WHAT IS NEEDED:
Within the records below, find each line that holds the string "this", then copy it.

(Records with drawing code)
──────────

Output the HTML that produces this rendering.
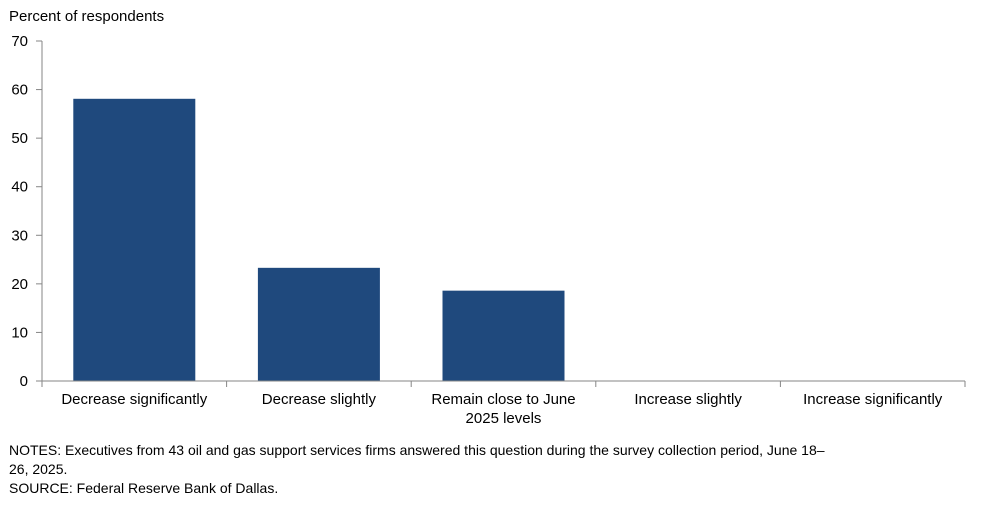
<!DOCTYPE html>
<html><head><meta charset="utf-8"><style>
body{margin:0;background:#fff;}
svg text{font-family:"Liberation Sans",Arial,sans-serif;fill:#000;}
</style></head><body>
<svg width="998" height="506" viewBox="0 0 998 506">
<text x="9" y="21" font-size="15">Percent of respondents</text>
<g id="yaxis"></g><g id="bars"></g><g id="xaxis"></g>
<text x="9" y="455" font-size="14">NOTES:  Executives from 43 oil and gas support services firms answered this question during the survey collection period, June 18–</text>
<text x="9" y="474" font-size="14">26, 2025.</text>
<text x="9" y="493" font-size="14">SOURCE:  Federal Reserve Bank of Dallas.</text>
</svg>
<script>
const categories=[["Decrease significantly"],["Decrease slightly"],["Remain close to June","2025 levels"],["Increase slightly"],["Increase significantly"]];
const values=[58.1,23.3,18.6,0,0];
const yTicks=[0,10,20,30,40,50,60,70];
const NS="http://www.w3.org/2000/svg";
const x0=42,x1=965,y0=381,yTop=41,yMax=70;
const y=v=>y0-(v/yMax)*(y0-yTop);
const band=(x1-x0)/categories.length;
function mk(t,a,p){const e=document.createElementNS(NS,t);for(const k in a)e.setAttribute(k,a[k]);p.appendChild(e);return e;}
const ya=document.getElementById('yaxis'),ba=document.getElementById('bars'),xa=document.getElementById('xaxis');
let l=mk('line',{x1:x0,y1:yTop,x2:x0,y2:y0,stroke:'#868686'},ya);


yTicks.forEach(t=>{
 const tk=mk('line',{x1:x0-6,x2:x0,y1:y(t),y2:y(t),stroke:'#868686'},ya);
 
 
 const tx=mk('text',{x:x0-14,y:y(t)+5,'font-size':15,'text-anchor':'end'},ya);
 tx.textContent=t;
 
 
});
l=mk('line',{x1:x0,y1:y0,x2:x1,y2:y0,stroke:'#868686'},xa);


for(let i=0;i<=categories.length;i++){
 const tk=mk('line',{x1:x0+i*band,x2:x0+i*band,y1:y0,y2:y0+6,stroke:'#868686'},xa);
 
 
}
const bw=122;
categories.forEach((c,i)=>{
 const cx=x0+band*(i+0.5);
 const r=mk('rect',{x:cx-bw/2,y:y(values[i]),width:bw,height:y0-y(values[i]),fill:'#1f497d'},ba);
 
 
 c.forEach((line,j)=>{
  const tx=mk('text',{x:cx,y:404+j*19,'font-size':15,'text-anchor':'middle'},xa);
  tx.textContent=line;
  
  
 });
});
</script>
</body></html>
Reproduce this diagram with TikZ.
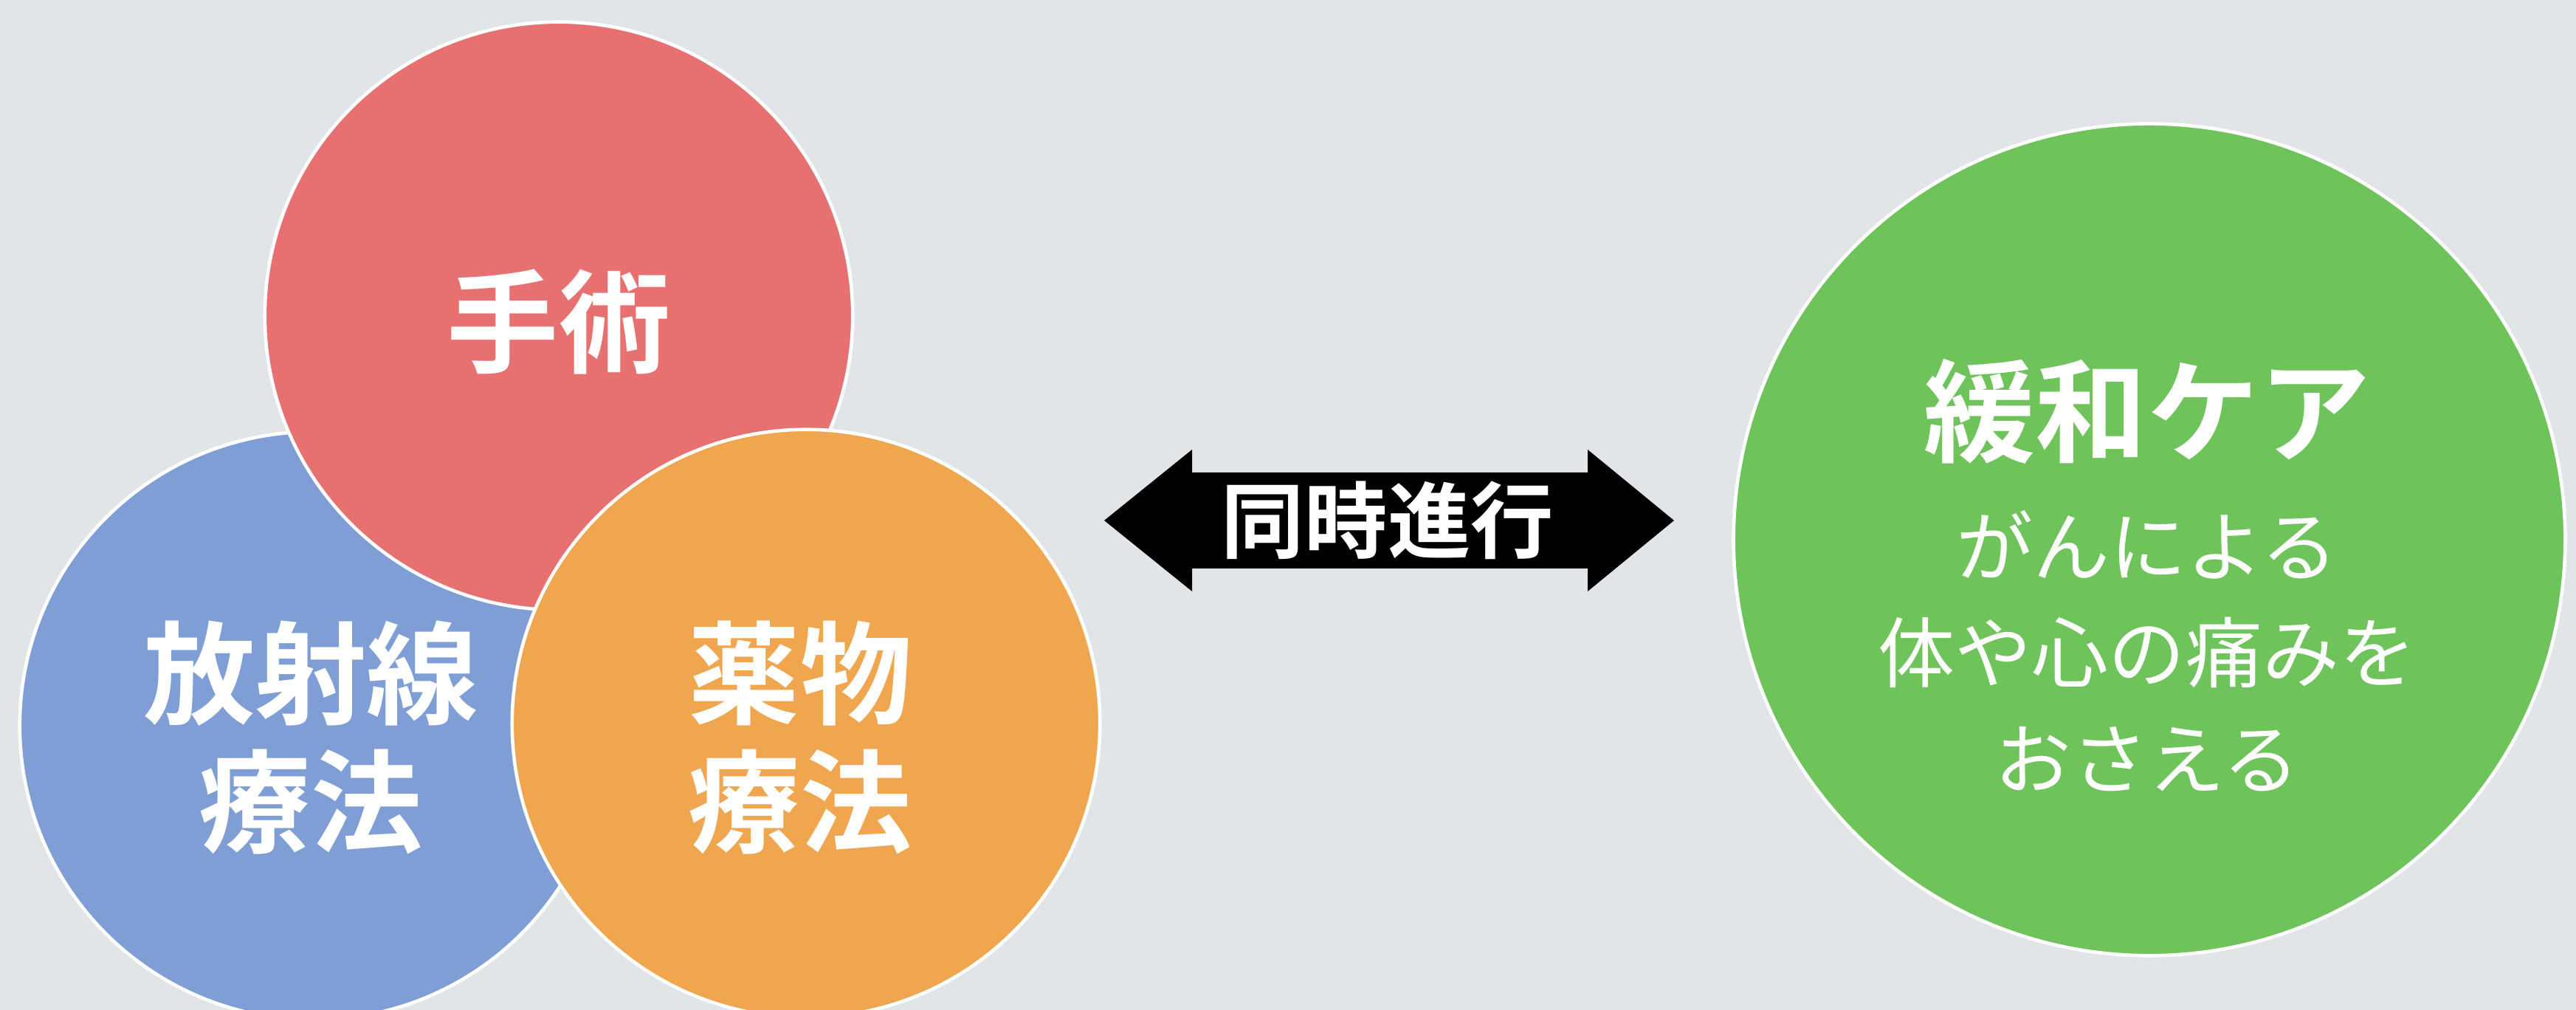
\documentclass[tikz,border=0pt]{standalone}
\usepackage{fontspec}
\newfontfamily\jp{Noto Sans CJK JP}[BoldFont={* Bold}]
\definecolor{bgc}{RGB}{226,229,232}
\definecolor{cred}{RGB}{231,112,112}
\definecolor{cblue}{RGB}{128,158,214}
\definecolor{corange}{RGB}{240,166,78}
\definecolor{cgreen}{RGB}{110,195,90}
\begin{document}
\begin{tikzpicture}[x=0.01cm,y=0.01cm,
  ball/.style={circle, draw=white, line width=1.3pt, minimum size=7.96cm, inner sep=0pt},
  bigtxt/.style={text=white, font=\jp\bfseries\fontsize{43pt}{49.5pt}\selectfont, align=center},
  subtxt/.style={text=white, font=\jp\fontsize{29.6pt}{41pt}\selectfont, align=center},
  arrtxt/.style={text=white, font=\jp\bfseries\fontsize{32pt}{32pt}\selectfont}]
\useasboundingbox (0,0) rectangle (3490,1368);
\fill[bgc] (0,0) rectangle (3490,1368);
% treatment circles
\node[ball, fill=cblue] (blue) at (425,385) {};
\node[ball, fill=cred] (red) at (757,940) {};
\node[ball, fill=corange] (orange) at (1092,388) {};
\node[bigtxt] (t1) at (757,932) {手術};
\node[bigtxt] (t2) at (421,369) {放射線\\療法};
\node[bigtxt] (t3) at (1084,369) {薬物\\療法};
% palliative care circle
\node[ball, fill=cgreen, minimum size=11.26cm] (green) at (2912,637) {};
\node[bigtxt] (g1) at (2909,811) {緩和ケア};
\node[subtxt] (g2) at (2909,486) {がんによる\\体や心の痛みを\\おさえる};
% double arrow
\coordinate (la) at (1496,663);
\coordinate (ra) at (2268,663);
\fill[black]
  (la) -- (1615,759) -- (1615,728) -- (2151,728) -- (2151,759) -- (ra)
  -- (2151,567) -- (2151,598) -- (1615,598) -- (1615,567) -- cycle;
\node[arrtxt] (at) at (1880,663) {同時進行};
\end{tikzpicture}
\end{document}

──────────

RESULT OF THE EXERCISE:
Output the HTML that produces this rendering.
<text x="9" y="455" font-size="14">NOTES:  Executives from 43 oil and gas support services firms answered this question during the survey collection period, June 18–</text>
Reproduce this diagram with TikZ.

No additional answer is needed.